Extroverts, salesmen and game

Quote: (10-29-2014 06:31 PM)PrimeTime32 Wrote:  

As a guy who has crushed it in sales and been called a natural born salesman. I come off a lot better in person than I could ever hope to achieve in writing or over the internet. I personally have found that I'm much more comfortable talking to women or people I have no physical attraction to than women who I'm actually attracted to. It has taken me a long time and I'm still working on it to get over this and this has probably been my biggest mental block. If you have advice or any tips to get over it then I'm more than welcome to hear it.

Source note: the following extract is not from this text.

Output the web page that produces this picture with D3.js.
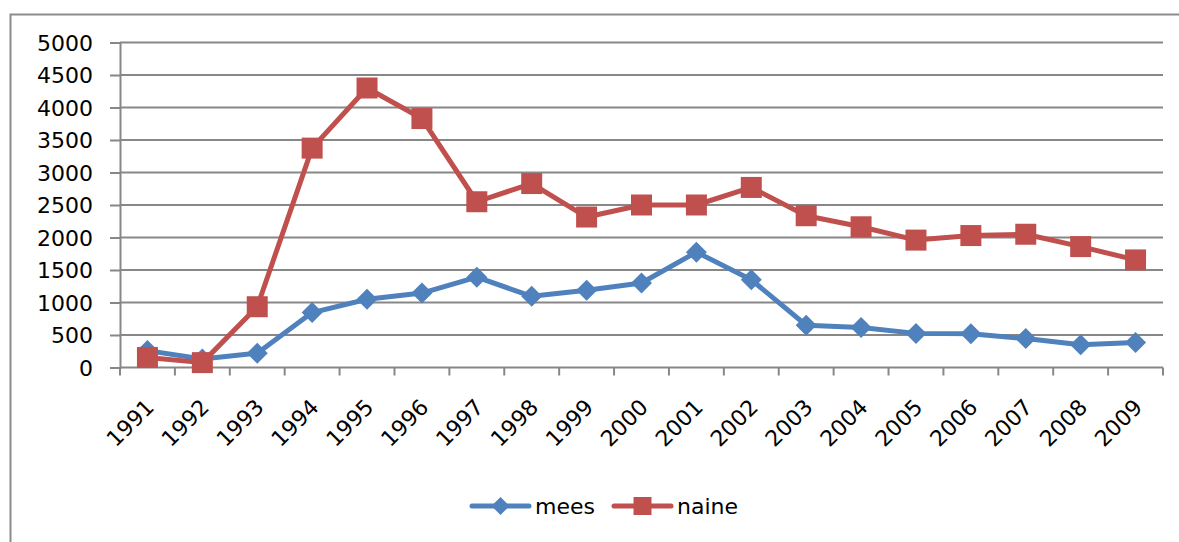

You have to objectify lizards. When you put them on a pedestal that's where the problem lies. If you can visualise them as creatures..the same as any other..that's where you can work the magic. Dissect them for what they are. They are not angels. When you personalise them, that's when the clouded feelings kick in.

I remember when I was younger, I grabbed a porno mag from the Indian shop. Took it home and went through it. I used to be this guy engrossed in fantasy. I saw a gorgeous lizard in there. An angel on the first page. I turned the page. The same lizard had a man in her mouth and another in her from the back. At the climax of it all, she was dp'd by the dudes.

It's not easy, bro but if it were, you would have another obstacle in life. If you want to lay down an approach list, do so and we can dissect it. I'm planning on doing one myself (an approach list and mindset prior to, during and after).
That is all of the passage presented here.